Picture this: A tenant who’s moving out leaves his apartment in ruins. The carpet is stained, it smells like smoke and there’s even a hole in one wall.
Your building supervisor decides to keep half the deposit to cover the costs of preparing the unit for the incoming renter.
It seems like a fair choice, and your supervisor explain your decision to the exiting tenant in a well-written, polite and timely communication. He seems to understand and does not argue.
A week later, you receive a scathing online review from that old tenant about numerous imagined problems with your property. Your overall star rating drops, affecting your search rankings. What’s more, you realize the review posted two days before you saw it, and there’s an ongoing conversation about just how bad it was to live in your building.
What do you do?
Don’t panic! The following Online Reputation Management (ORM) strategies can help you jump on any negative reviews and respond in a way that helps to keep your online reputation intact.
Respond Promptly and Focus on Customer Satisfaction
Research firm Harris Interactive found that 33 percent of customers who received a response to a negative review subsequently posted a positive review. What’s more, 34 percent deleted their original negative review. That’s the power of responding to online reviews.
But to be effective, your building supervisor’s response must be well-crafted — not arguing with the tenant or offering excuses, but instead acknowledging and validating the tenant’s concern, and where appropriate, apologizing for their inconvenience and assuring them you’re doing everything you can to address the issue. Then, invite them to contact you directly and take the conversation offline.
Here’s an example of a bad review from a disgruntled tenant, followed by a well-crafted, effective response:
“Just moved out of my apartment. I left it exactly the way it was when I moved in, but management kept most of my deposit anyway! They are liars and cheaters! Never rent from them!”
“We are dedicated to providing the best-possible experience to all our tenants, and we apologize for any frustration you experienced while moving out of your apartment. Please be assured we are looking into the matter and will address the problem as quickly as possible. Please feel free to reach out to us directly to discuss your concern in greater detail.”

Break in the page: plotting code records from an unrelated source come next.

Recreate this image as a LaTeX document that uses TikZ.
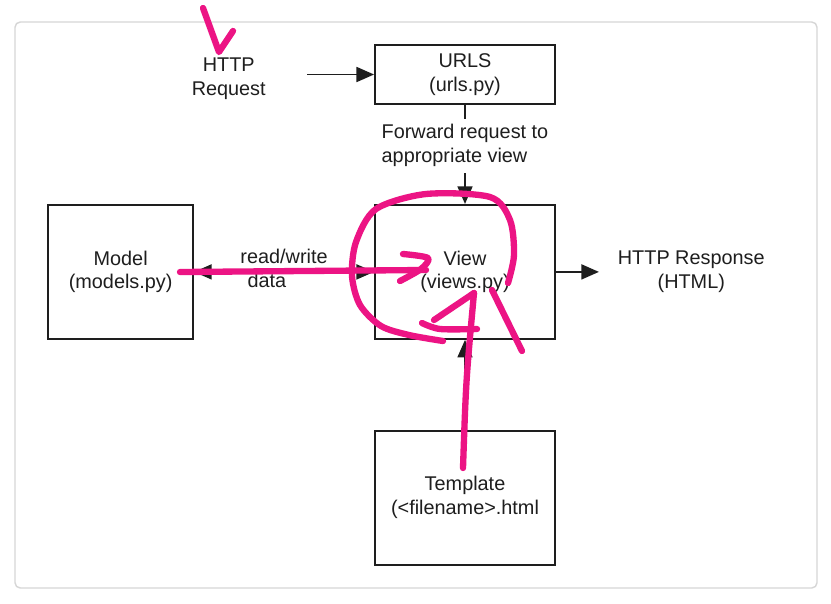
\documentclass[tikz,border=0pt]{standalone}
\usepackage{fontspec}
\setmainfont{Liberation Sans}
\usetikzlibrary{arrows.meta, positioning}
\definecolor{markpink}{RGB}{236, 20, 132}
\definecolor{framegray}{RGB}{214, 214, 214}
\definecolor{inkgray}{RGB}{30, 30, 30}

\begin{document}
\begin{tikzpicture}[
  x=0.02cm, y=-0.02cm,
  every node/.style={font=\fontsize{11.3}{13.6}\selectfont, text=inkgray},
  box/.style={rectangle, draw=inkgray, line width=1.1pt,
              minimum width=#1, minimum height=2.68cm, align=center},
  box/.default=3.6cm,
  plain/.style={align=center, inner sep=0pt, minimum width=#1},
  arr/.style={-{Triangle[length=10pt, width=8.5pt]}, line width=1.1pt, inkgray},
  darr/.style={{Triangle[length=10pt, width=8.5pt]}-{Triangle[length=10pt, width=8.5pt]},
               line width=1.1pt, inkgray},
  pen/.style={markpink, line width=3.6pt, line cap=round, line join=round}
]
\useasboundingbox[fill=white] (0,0) rectangle (831,603);
\draw[framegray, rounded corners=3pt, line width=0.8pt] (15,22) rectangle (817,588);

\node[box, minimum height=1.18cm] (urls) at (465,74.5) {URLS\\(urls.py)};
\node[box, below=1.98cm of urls]        (view)     {View\\(views.py)};
\node[box=2.9cm, left=3.6cm of view]    (model)    {Model\\(models.py)};
\node[box, below=1.8cm of view]         (template) {Template\\(<filename>.html};
\node[plain=3.12cm, left=1.34cm of urls, yshift=-2.5pt] (request) {HTTP\\Request};
\node[plain=3.68cm, right=0.86cm of view] (response) {HTTP Response\\(HTML)};

\draw[arr] (request.east |- urls) -- (urls);
\draw[arr] (urls) -- (view)
  node[midway, yshift=5pt, fill=white, align=left]{Forward request to\\appropriate view};
\draw[darr] (model) -- (view)
  node[midway, yshift=2pt, fill=white, align=left]{read/write\\\hspace{4pt}data};
\draw[arr] (view) -- (response);
\draw[arr] (template) -- (view);

% hand-drawn marks
\draw[pen] (203,8) -- (219,52) -- (233,31);
\draw[pen] (180,272) -- (426,270);
\draw[pen] plot[smooth] coordinates {(403,254) (428,258) (421,269) (400,281)};
\draw[pen] plot[smooth] coordinates {(443,341) (409,335) (381,326) (360,305) (352,276)
  (356,242) (376,209) (426,194) (490,197) (510,220) (514,255) (508,283)};
\draw[pen] (492,290) -- (522,351);
\draw[pen] (463,468) .. controls (466,380) .. (474,293);
\draw[pen] (474,293) -- (434,320);
\draw[pen] plot[smooth] coordinates {(422,323) (440,329) (477,329)};
\end{tikzpicture}
\end{document}
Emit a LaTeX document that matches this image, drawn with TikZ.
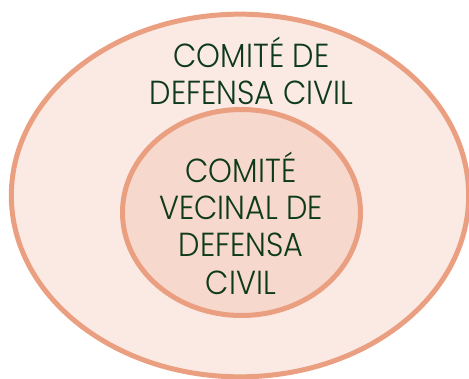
\documentclass[tikz,border=0pt]{standalone}
\usepackage{fontspec}
\setmainfont{Poppins}[UprightFont=* Light, FakeStretch=0.91]
\usepackage{xcolor}
\usepackage{tikz}
\usetikzlibrary{shapes.geometric}
\definecolor{ringline}{HTML}{EA9F80}
\definecolor{outerfill}{HTML}{FBEAE3}
\definecolor{innerfill}{HTML}{F7D8CC}
\definecolor{textgreen}{HTML}{0E3A1C}

\begin{document}
\begin{tikzpicture}[
    x=0.75pt, y=-0.75pt,
    ring/.style={ellipse, draw=ringline, line width=3.75pt, inner sep=0pt},
    title/.style={text=textgreen, align=center,
                  font=\fontsize{25}{28}\selectfont}
  ]
    \useasboundingbox (0,0) rectangle (469,379);
    \node[ring, fill=outerfill, minimum width=343pt, minimum height=272pt] (outer) at (240,195.5) {};
    \node[ring, fill=innerfill, minimum width=178.5pt, minimum height=154.5pt] (inner) at (241.5,212.5) {};
    \node[title] (outername) at (251.5,71) {COMITÉ DE\\DEFENSA CIVIL};
    \node[title] (innername) at (241,223) {COMITÉ\\VECINAL DE\\DEFENSA\\CIVIL};
  \end{tikzpicture}
\end{document}
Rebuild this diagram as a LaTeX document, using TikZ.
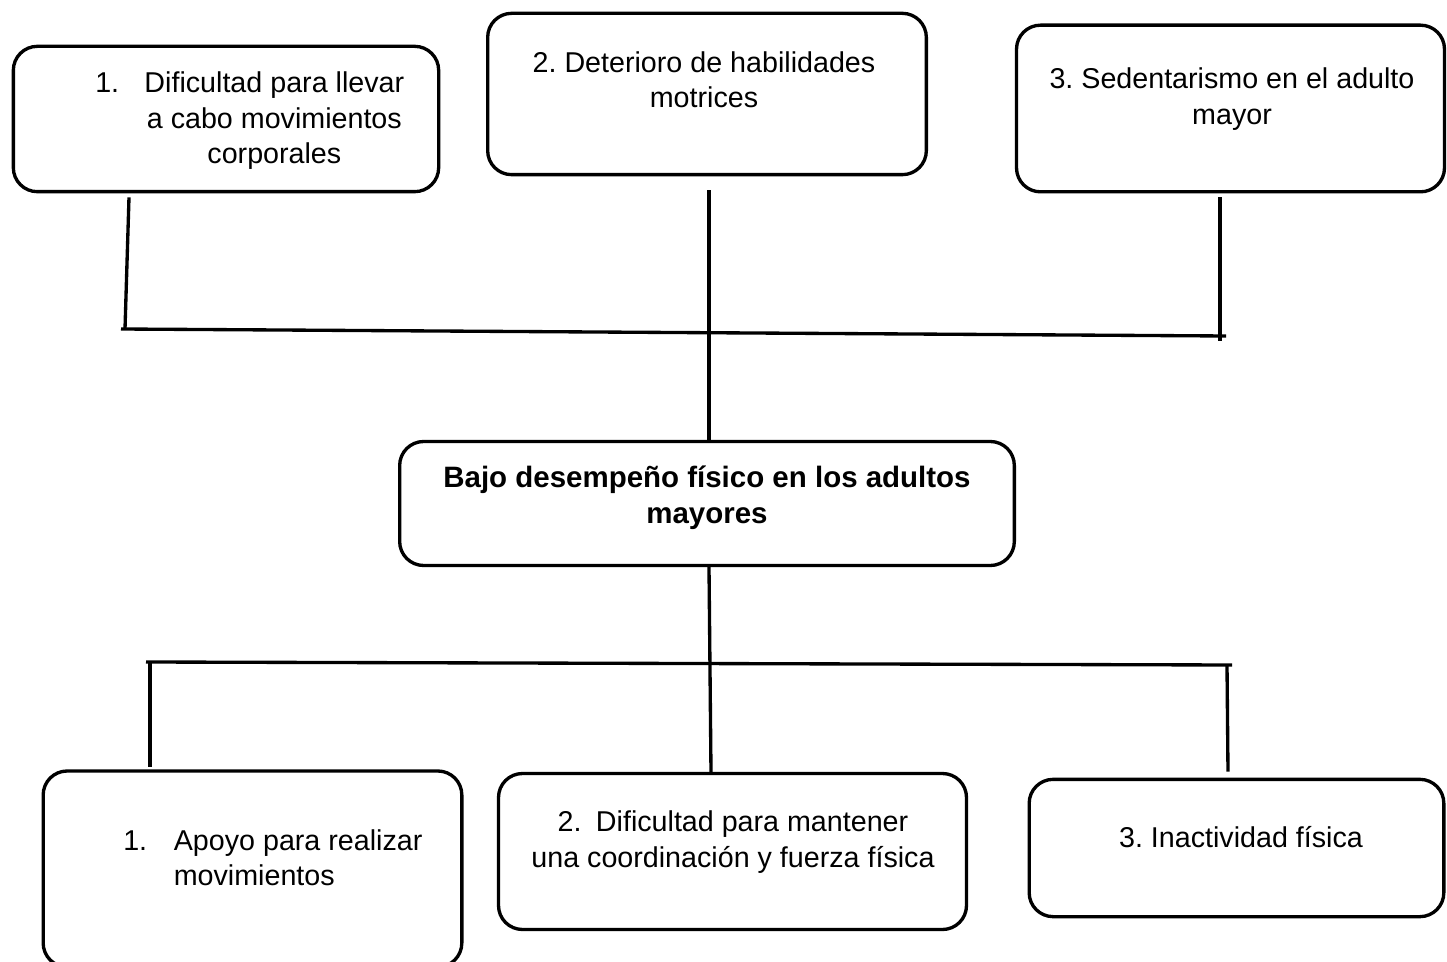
\documentclass[tikz,border=0pt]{standalone}
\usepackage{fontspec}
\setmainfont{Liberation Sans}
\usepackage{tikz}
\usetikzlibrary{calc,positioning}
\frenchspacing

\begin{document}
\begin{tikzpicture}[x=0.75pt, y=-0.75pt,
        caja/.style={draw, rounded corners=18pt, line width=2.5pt},
        enlace/.style={line width=2.5pt},
        texto/.style={font=\fontsize{21.5}{26.5}\selectfont, align=center, inner sep=0pt}]
    \useasboundingbox (0,0) rectangle (1447,962);

    % causas
    \node [caja, minimum width=319pt, minimum height=109pt] (dificultad) at (226,119) {};
    \node [caja, minimum width=329pt, minimum height=121pt] (deterioro) at (707,94) {};
    \node [caja, minimum width=321pt, minimum height=125pt] (sedentarismo) at (1230.5,108.5) {};
    \node [texto, anchor=west] (dificultad-txt) at (95,121) {\begin{tabular}{@{}r@{\hspace{19pt}}c@{}}
        1. & Dificultad para llevar \\ & a cabo movimientos \\ & corporales \end{tabular}};
    \node [texto] (deterioro-txt) at (704,80) {2. Deterioro de habilidades\\motrices};
    \node [texto] (sedentarismo-txt) at (1232,99) {3. Sedentarismo en el adulto\\mayor};

    % problema
    \node [caja, minimum width=461pt, minimum height=93pt] (problema) at (707,503.5) {};
    \node [texto, font=\fontsize{22.1}{27}\selectfont\bfseries] (problema-txt) at (707,498)
        {Bajo desempeño físico en los adultos\\mayores};

    % efectos
    \node [caja, minimum width=314pt, minimum height=147pt] (apoyo) at (252.5,869) {};
    \node [caja, minimum width=351pt, minimum height=117pt] (coordinacion) at (732.5,851.5) {};
    \node [caja, minimum width=311pt, minimum height=103pt] (inactividad) at (1236.5,848) {};
    \node [texto, anchor=west] (apoyo-txt) at (123,861) {\begin{tabular}{@{}r@{\hspace{20pt}}l@{}}
        1. & Apoyo para realizar \\ & movimientos \end{tabular}};
    \node [texto] (coordinacion-txt) at (733,842) {2.\hspace{0.5em}Dificultad para mantener\\una coordinación y fuerza física};
    \node [texto] (inactividad-txt) at (1241,837) {3. Inactividad física};

    \coordinate (barra-izq) at (125,329);
    \coordinate (barra-der) at (1220,336);
    \draw [enlace] ($(dificultad.south)+(-97,4)$) -- (barra-izq);
    \draw [enlace] ($(barra-izq)+(-4,0)$) -- ($(barra-der)+(6,0)$);
    \draw [enlace] ($(sedentarismo.south)+(-10.5,4)$) -- ($(barra-der)+(0,5)$);
    \draw [enlace] ($(deterioro.south)+(2,14)$) -- ($(problema.north)+(2,0)$);

    \coordinate (rama-izq) at (146,662);
    \coordinate (rama-der) at (1232,665);
    \draw [enlace] ($(problema.south)+(2,0)$) -- ($(coordinacion.north)+(-21.5,0)$);
    \draw [enlace] (rama-izq) -- (rama-der);
    \draw [enlace] ($(rama-izq)+(4,0)$) -- ($(apoyo.north)+(-102.5,-2)$);
    \draw [enlace] ($(rama-der)+(-5,0)$) -- ($(inactividad.north)+(-8.5,-6)$);
\end{tikzpicture}
\end{document}
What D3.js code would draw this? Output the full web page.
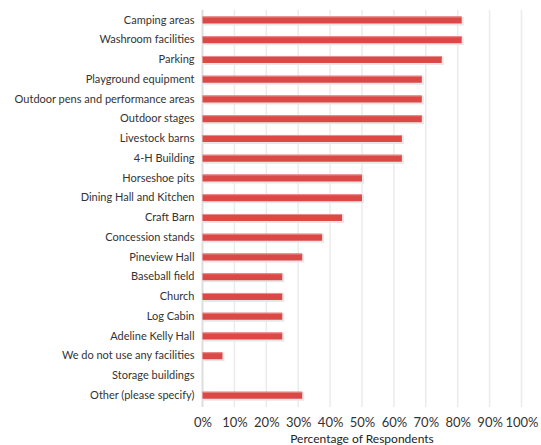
<!DOCTYPE html>
<html><head><meta charset="utf-8">
<script src="https://cdn.jsdelivr.net/npm/d3@7"></script>
<style>body{margin:0;background:#fff}svg{display:block}text{font-family:Lato,"Noto Sans",sans-serif}</style>
</head><body><svg id="c" width="541" height="445"></svg>
<script>
const categories = ["Camping areas","Washroom facilities","Parking","Playground equipment","Outdoor pens and performance areas","Outdoor stages","Livestock barns","4-H Building","Horseshoe pits","Dining Hall and Kitchen","Craft Barn","Concession stands","Pineview Hall","Baseball field","Church","Log Cabin","Adeline Kelly Hall","We do not use any facilities","Storage buildings","Other (please specify)"];
const values = [81.25,81.25,75,68.75,68.75,68.75,62.5,62.5,50,50,43.75,37.5,31.25,25,25,25,25,6.25,0,31.25];
const ticks = [0,10,20,30,40,50,60,70,80,90,100];
const axisTitle = "Percentage of Respondents";

const svg = d3.select("#c");
const x = d3.scaleLinear().domain([0,100]).range([202.5,521.5]);
const y = d3.scaleBand().domain(categories).range([10.1,405.1]).padding(0);
const barH = 7;

// gridlines
svg.append("g").selectAll("line").data(ticks).join("line")
  .attr("x1",d=>x(d)).attr("x2",d=>x(d)).attr("y1",10).attr("y2",407)
  .attr("stroke",d=>d===0?"#dedede":"#ebebeb").attr("stroke-width",d=>d===0?2:1.5);

const bars = svg.append("g").selectAll("g").data(categories).join("g");
bars.filter((d,i)=>values[i]>0).append("rect")
  .attr("x",x(0)).attr("y",d=>y(d)+y.bandwidth()/2-barH/2+0.5)
  .attr("width",(d)=>x(values[categories.indexOf(d)])-x(0)+2).attr("height",barH+1.5)
  .attr("fill","#e6e6e6");
bars.filter((d,i)=>values[i]>0).append("rect")
  .attr("x",x(0)).attr("y",d=>y(d)+y.bandwidth()/2-barH/2)
  .attr("width",(d)=>x(values[categories.indexOf(d)])-x(0)).attr("height",barH)
  .attr("fill","#dc4845");
bars.filter((d,i)=>values[i]>0).append("rect")
  .attr("x",x(0)).attr("y",d=>y(d)+y.bandwidth()/2-barH/2)
  .attr("width",(d)=>x(values[categories.indexOf(d)])-x(0)).attr("height",1)
  .attr("fill","#eb8f8d");

// y labels
const yAxis = d3.axisLeft(y).tickSize(0).tickPadding(8);
const gy = svg.append("g").attr("transform",`translate(${x(0)},0)`).call(yAxis);
gy.select(".domain").remove();
gy.selectAll("text").attr("font-size",11).attr("fill","#333").style("font-family","Lato,'Noto Sans',sans-serif");

// x axis
const xAxis = d3.axisBottom(x).tickValues(ticks).tickFormat(d=>d+"%").tickSize(0).tickPadding(0);
const gx = svg.append("g").attr("transform","translate(0,418)").call(xAxis);
gx.select(".domain").remove();
gx.selectAll("text").attr("font-size",13).attr("fill","#333").style("font-family","Lato,'Noto Sans',sans-serif");

svg.append("text").attr("x",(x(0)+x(100))/2).attr("y",443).attr("text-anchor","middle")
  .attr("font-size",12).attr("fill","#222").text(axisTitle);
</script></body></html>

Remember, having building supervisors respond promptly to negative reviews reflects the caliber of your reputation. Make sure you’re monitoring reviews in real-time, so you can respond immediately. Reputation.com recommends responding to 100 percent of all negative reviews within 24 hours.
Use a Trusted ORM Platform
You can’t respond to a comment or review if you never see it. That’s why it’s important to have a process in place for ongoing, real-time monitoring of key review sites and social media networks.
A solid online reputation management platform simplifies and streamlines the process of monitoring and responding to online reviews. It can automatically pull reviews and social media commentary about your company into a single dashboard for easy viewing. From there, you can identify the reviews that require immediate attention.
A robust ORM platform will enable you to set up automated alerts, so building supervisors know the moment a negative review is posted. That way they can work quickly to ameliorate the situation before an extended social conversation ensues.
Some platforms offer templates for review responses, ensuring all your location managers respond with appropriate, approved text. This lowers the risk of rogue, one-off responses that may negatively affect your organization’s reputation.
Finally, an ORM platform that provides operational insights with analysis tools such as word clouds and tornado charts can help you identify recurring problems at specific buildings. With these insights, you can take action and standardize best practices across all your locations.
Always Hedge Your Bets
Having plenty of new online reviews on major review sites can offset the effect of one or two bad reviews. Make sure you’re actively building review volume, as well as analyzing tenant reviews and surveys for insight into how you can improve operations — and the tenant experience.